Mosrifah believes the officers in the front of the van must have gotten wind of an attempt by senior PNP members to set a trap for them, and so she was dumped in Cubao, before any ransom changed hands.

The OMA said that instances of renegade police officers kidnapping Muslims and subjecting them to extortion are so common that it has coined its own word for this – “hulidap”. Huli means arrest, while dap is short for kidnap.

“There are days we have as many as 10 people coming to our office to complain about hulidap,” said Datu Hassan Dalimbang, OMA director for the National Capital Region, NCR.

According to Dalimbang, about one per cent of the police force comprises these renegade officers, who also regularly target Muslim businesses.

Despite official attempts to clamp down on the practice, hulidap remains a serious problem, said Dalimbang. Corrupt officers are believed to pay informants in the Manila Muslim community to alert gangs to rich pickings among the Islamic business world.

These rogue cops usually accuse their victims of involvement in the illegal drugs trade.

A number of hulidap victims have complained of physical torture, too.

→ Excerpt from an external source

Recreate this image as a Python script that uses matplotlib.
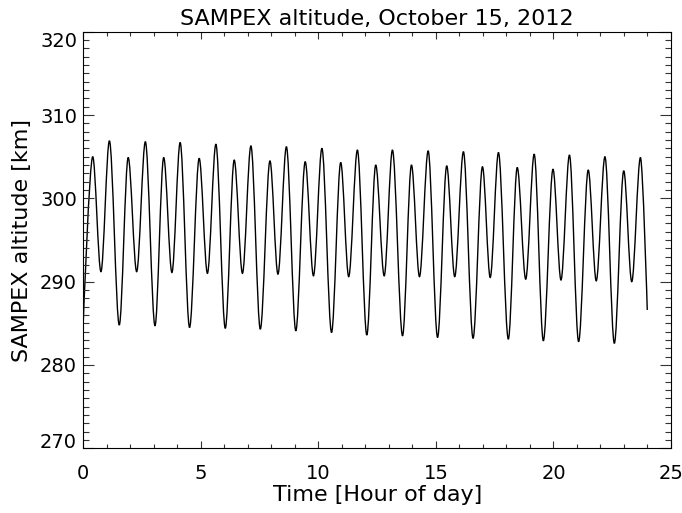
import matplotlib
matplotlib.use("Agg")
import matplotlib.pyplot as plt
from matplotlib.path import Path
from matplotlib.patches import PathPatch
from matplotlib.ticker import MultipleLocator

# turning points of the altitude curve (hour, km)
# first and last entries are the ends of the record, the rest are peaks/troughs
hours = [0.00, 0.40, 0.75, 1.11, 1.53, 1.91, 2.27, 2.64, 3.05, 3.42, 3.77, 4.12,
         4.52, 4.93, 5.28, 5.64, 6.04, 6.42, 6.77, 7.13, 7.53, 7.94, 8.28, 8.64,
         9.04, 9.44, 9.79, 10.15, 10.56, 10.95, 11.29, 11.66, 12.06, 12.44, 12.80,
         13.15, 13.58, 13.96, 14.30, 14.67, 15.07, 15.46, 15.80, 16.17, 16.58,
         16.98, 17.31, 17.66, 18.08, 18.46, 18.82, 19.18, 19.57, 19.98, 20.32,
         20.68, 21.07, 21.48, 21.82, 22.19, 22.59, 22.99, 23.33, 23.70, 23.99]
altitude = [285.2, 305.0, 291.2, 306.9, 284.8, 304.9, 291.2, 306.8, 284.7, 304.9,
            291.1, 306.7, 284.5, 304.8, 291.0, 306.5, 284.4, 304.6, 291.0, 306.3,
            284.3, 304.5, 290.9, 306.2, 284.1, 304.4, 290.7, 306.0, 283.9, 304.3,
            290.6, 305.8, 283.6, 304.0, 290.7, 305.8, 283.5, 304.0, 290.6, 305.7,
            283.3, 303.9, 290.6, 305.6, 283.2, 303.8, 290.5, 305.5, 283.1, 303.7,
            290.3, 305.3, 282.9, 303.5, 290.2, 305.2, 282.8, 303.4, 290.1, 305.0,
            282.6, 303.3, 290.0, 304.9, 286.6]

xTicks = [0, 5, 10, 15, 20, 25]
yTicks = [270, 280, 290, 300, 310, 320]


def orbitPath(t, y):
    # smooth curve through the turning points: flat tangents at each extremum
    verts = [(t[0], y[0])]
    codes = [Path.MOVETO]
    last = len(t) - 1
    for i in range(1, len(t)):
        dt = t[i] - t[i - 1]
        c1 = (t[i - 1], y[i - 1]) if i == 1 else (t[i - 1] + dt / 3, y[i - 1])
        c2 = (t[i], y[i]) if i == last else (t[i] - dt / 3, y[i])
        verts += [c1, c2, (t[i], y[i])]
        codes += [Path.CURVE4] * 3
    return Path(verts, codes)


def main():
    fig = plt.figure(figsize=(6.82, 5.13), dpi=100)
    ax = fig.add_axes([83.3 / 682, 1 - 448.3 / 513, (671 - 83.3) / 682, (448.3 - 31.7) / 513])

    ax.add_patch(PathPatch(orbitPath(hours, altitude), fill=False, edgecolor="black", lw=1.0))

    ax.set_xlim(0, 25)
    ax.set_ylim(270, 320)
    ax.set_xticks(xTicks)
    ax.set_yticks(yTicks)
    ax.xaxis.set_minor_locator(MultipleLocator(1))
    ax.yaxis.set_minor_locator(MultipleLocator(1))

    ax.tick_params(which="both", direction="in", top=True, right=True, width=0.8, color="#333333")
    ax.tick_params(axis="x", which="major", length=5.3, pad=11, labelsize=14)
    ax.tick_params(axis="x", which="minor", length=2.6)
    ax.tick_params(axis="y", which="major", length=7.9, pad=4.5, labelsize=14)
    ax.tick_params(axis="y", which="minor", length=4.0)
    for side in ax.spines.values():
        side.set_linewidth(0.8)

    ax.set_title("SAMPEX altitude, October 15, 2012", fontsize=16, pad=4.8)
    ax.set_xlabel("Time [Hour of day]", fontsize=16, labelpad=2)
    ax.set_ylabel("SAMPEX altitude [km]", fontsize=16, labelpad=6)

    # end labels on the y axis sit inside the box, like the original
    yLabels = ax.yaxis.get_major_ticks()
    yLabels[0].label1.set_verticalalignment("baseline")
    yLabels[-1].label1.set_verticalalignment("top")

    fig.savefig("out.png", dpi=100)


if __name__ == "__main__":
    main()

Dalimbang said that men have been beaten in an apparent attempt to pressure their families to produce money quickly, while some women were raped after being abducted.

Alima Mangotara has yet to get over from the trauma she went through while negotiating the release of her husband, who was allegedly abducted by a hulidap gang on Valentine's Day two years ago.

Over the phone, she would hear her husband screaming in apparent pain while being beaten. “I cry whenever I remember it,” said Alima.

Alima, who is 27, said that when the gang learned of her age, they demanded she too go to the police station alone. Having heard of cases of hulidap victims being raped, Alima politely backed off, saying she was heavily pregnant and close to labour.

Senior PNP management said it is aware of the problem of hulidap and maintains it is tackling the issue. However, senior officers complain they face an uphill struggle, since most alleged victims are too scared to come forward to register an official complaint, for fear of reprisals.

“We cannot work in an environment where everyone's afraid,” said Geary Barias of the National Capital Region Police Office, NCRPO, before adding that this was not a reason for the PNP to ignore the crime.

Instead, the PNP has been running surveillance and counter-intelligence operations on its own men. As a result, more than 200 police officers in Manila have so far been dismissed or charged with various offenses, including extortion.

In one successful operation, Amina's captors were arrested and now face charges in court. “We are committed to disciplining our people. We cannot allow undesirables in our [ranks],” said Barias.

The PNP has also been active in meeting with different Muslim organisations in a bid to rescue its tarnished image within the community, while the OMA has also gone around Muslim communities conducting awareness campaign to educate Muslims of their rights.

While Muslims have learned to fit in well with their fellow countrymen in Manila, many still complain of discrimination. Some blame this on media, which they say is responsible for perpetuating misconceptions and bias against Muslims.

Hadja Alnahar Baby Lazo, OMA-NCR Settlement Division chief, said it is common for news reports to identify criminal suspects as Muslims.

“I cannot understand why the media have to identify a suspect as a Muslim. Why is there a need to include somebody's religion? They should just identify the name,” he said.

“People think we Muslims are war freaks and violent,” said Abubakar Sansaluna, chief of the OMA-NCR Cultural Division.

He said that while misconceptions are hard to fight, stereotypes have to be constantly challenged if there is to be any real improvement.

Claire Delfin is a television news reporter with the GMA Network.